Zum Tag der Deutschen Einheit Einheit und Spaltung
Die Versuchung ist groß, auf eine Deutschlandkarte abzuheben, die gerade durch die Sozialen Netzwerke rast. Sie bildet einen Trend des Meinungsforschungsinstituts Insa ab, der markant ist und ungefähr so aussieht: Städte und Landkreise im Westen der Republik sind nahezu vollständig in Schwarz und Rot gefärbt, der Osten annähernd komplett in Blau.
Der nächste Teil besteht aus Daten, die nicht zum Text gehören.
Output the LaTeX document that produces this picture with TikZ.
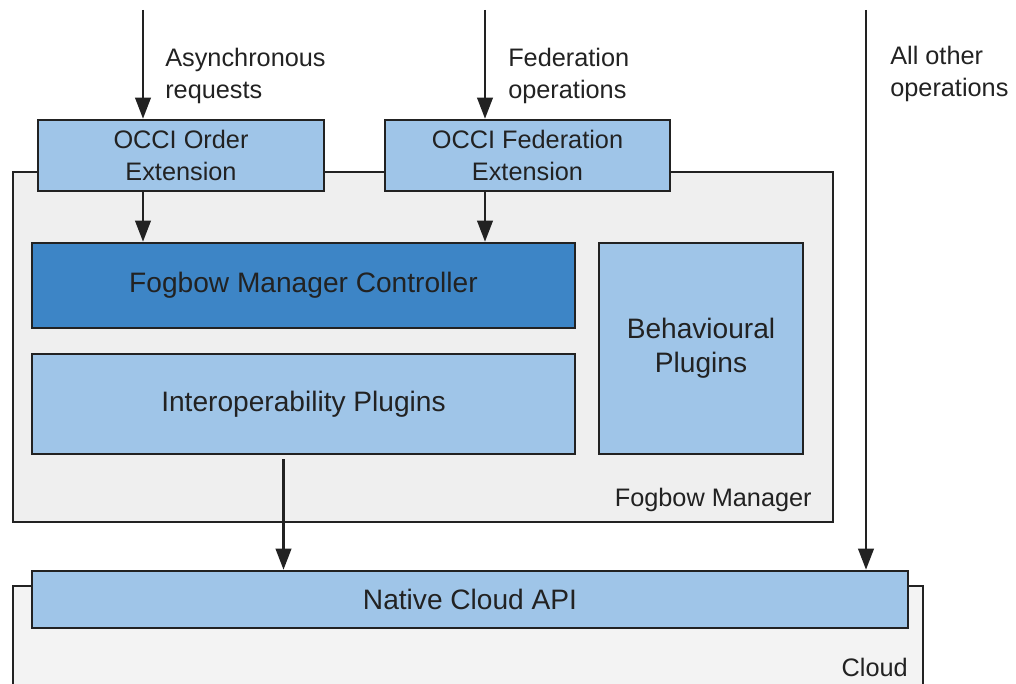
\documentclass[tikz,border=0pt]{standalone}
\usepackage{fontspec}
\setmainfont{Liberation Sans}
\usetikzlibrary{calc, arrows.meta, positioning}

\definecolor{lightblue}{HTML}{9FC5E8}
\definecolor{darkblue}{HTML}{3D85C6}
\definecolor{mgrgray}{HTML}{EFEFEF}
\definecolor{cloudgray}{HTML}{F3F3F3}
\definecolor{ink}{HTML}{222222}

\begin{document}
\begin{tikzpicture}[
		block/.style = {draw=ink, line width=1.8pt, fill=lightblue, rectangle, align=center, text=ink, font=\fontsize{20}{24}\selectfont},
		extblock/.style = {block, font=\fontsize{18}{22.8}\selectfont},
		lbl/.style = {inner sep=0pt, align=left, text=ink, font=\fontsize{18}{22.8}\selectfont},
		flow/.style = {-{Triangle[length=15pt, width=11pt]}, line width=1.8pt, draw=ink}
	]

	\useasboundingbox (0,0) rectangle (25.4,-17.1);

	% backgrounds
	\draw[draw=ink, line width=1.8pt, fill=mgrgray] (0.325,-4.3) rectangle (20.825,-13.05);
	\draw[draw=ink, line width=1.8pt, fill=cloudgray] (0.325,-17.3) |- (23.075,-14.65) -- (23.075,-17.3);

	\node[extblock, minimum width=7.15cm, minimum height=1.775cm] (order) at (4.525,-3.8875) {OCCI Order\\Extension};
	\node[extblock, minimum width=7.125cm, minimum height=1.775cm] (federation) at (13.1875,-3.8875) {OCCI Federation\\Extension};
	\node[block, fill=darkblue, minimum width=13.575cm, minimum height=2.125cm] (controller) at (7.5875,-7.1375) {Fogbow Manager Controller};
	\node[block, minimum width=13.575cm, minimum height=2.5cm] (interop) at (7.5875,-10.1) {Interoperability Plugins};
	\node[block, minimum width=5.1cm, minimum height=5.275cm] (behaviour) at (17.525,-8.7125) {Behavioural\\Plugins};
	\node[block, minimum width=21.9cm, minimum height=1.425cm] (native) at (11.75,-14.9875) {Native Cloud API};

	\node[lbl, anchor=east] (manager) at (20.3,-12.5) {Fogbow Manager};
	\node[lbl, anchor=east] (cloud) at (22.7,-16.675) {Cloud};

	% incoming requests
	\coordinate (asyncin) at (3.575,-0.25);
	\coordinate (fedin) at (12.125,-0.25);
	\coordinate (otherin) at (21.65,-0.25);
	\node[lbl, anchor=west] (async) at (4.125,-1.9) {Asynchronous\\requests};
	\node[lbl, anchor=west] (fedops) at (12.7,-1.9) {Federation\\operations};
	\node[lbl, anchor=west] (otherops) at (22.25,-1.85) {All other\\operations};

	\draw[flow] (asyncin) -- (asyncin |- order.north);
	\draw[flow] (fedin) -- (fedin |- federation.north);
	\draw[flow] (otherin) -- (otherin |- native.north);
	\draw[flow] (asyncin |- order.south) -- (asyncin |- controller.north);
	\draw[flow] (fedin |- federation.south) -- (fedin |- controller.north);
	\draw[flow] ([xshift=-0.5cm, yshift=-0.1cm]interop.south) -- ([xshift=-0.5cm]interop.south |- native.north);
\end{tikzpicture}
\end{document}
Die Aussage zur Wahlabsicht bei den Erststimmen ist klar: CDU und SPD dominieren im Westen, die AfD im Osten. Dazwischen verläuft eine alte Grenze, die es seit 33 Jahren nicht mehr gibt. Die nach all den Komplikationen der deutschen Einheit langsam, aber im Ergebnis doch immer mehr zu zerbröckeln schien. Und die durch massenhafte Protestwahl größerer Teile der Bevölkerung und auch zunehmende politische Radikalisierung jetzt zu einer wenn nicht neuen, so doch wiederbelebten Grenze in den Köpfen vieler Menschen wird. Das Verständnis zwischen Ost und West füreinander – so die Diagnose zum Tag der Deutschen Einheit – zerbricht weniger an den alten Debatten wie „ungleicher Lohn in Ost und West“ und „alle Ost-Führungskräfte kommen aus dem Westen“. Auch weniger an persönlichen Brüchen in Biografien oder doch nicht aufgeblühten Landschaften, sondern daran, wie intensiv sich die Haltungen zu den großen Themen und Krisen der vergangenen Jahre clusterhaft einseitig verfestigt haben. Das ist tragisch.
Es ist beileibe nicht so, dass die AfD als rechte Partei nicht auch im Westen Zuwächse erleben würde. Der Osten aber droht im Angesicht einer noch größeren Demokratiekrise durch das Wahlverhalten zahlreicher Betonköpfe sich selbst nicht mehr gerecht zu werden. Die Grenze, dem eigenen Ärger etwas Spürbares folgen zu lassen, ist dort ungleich höher. Und es ist gefährlich. Jüngste Beispiele gibt es genug. Und die drei Landtagswahlen 2024 in Sachsen, Thüringen (beide 1. September) und Brandenburg (22. September) stehen wie eine nationale Bedrohung dem Erleben dieses heutigen Feiertags gegenüber. Ein Feiertag, der Einheit verspricht. Und doch eine neue Spaltung erlebt.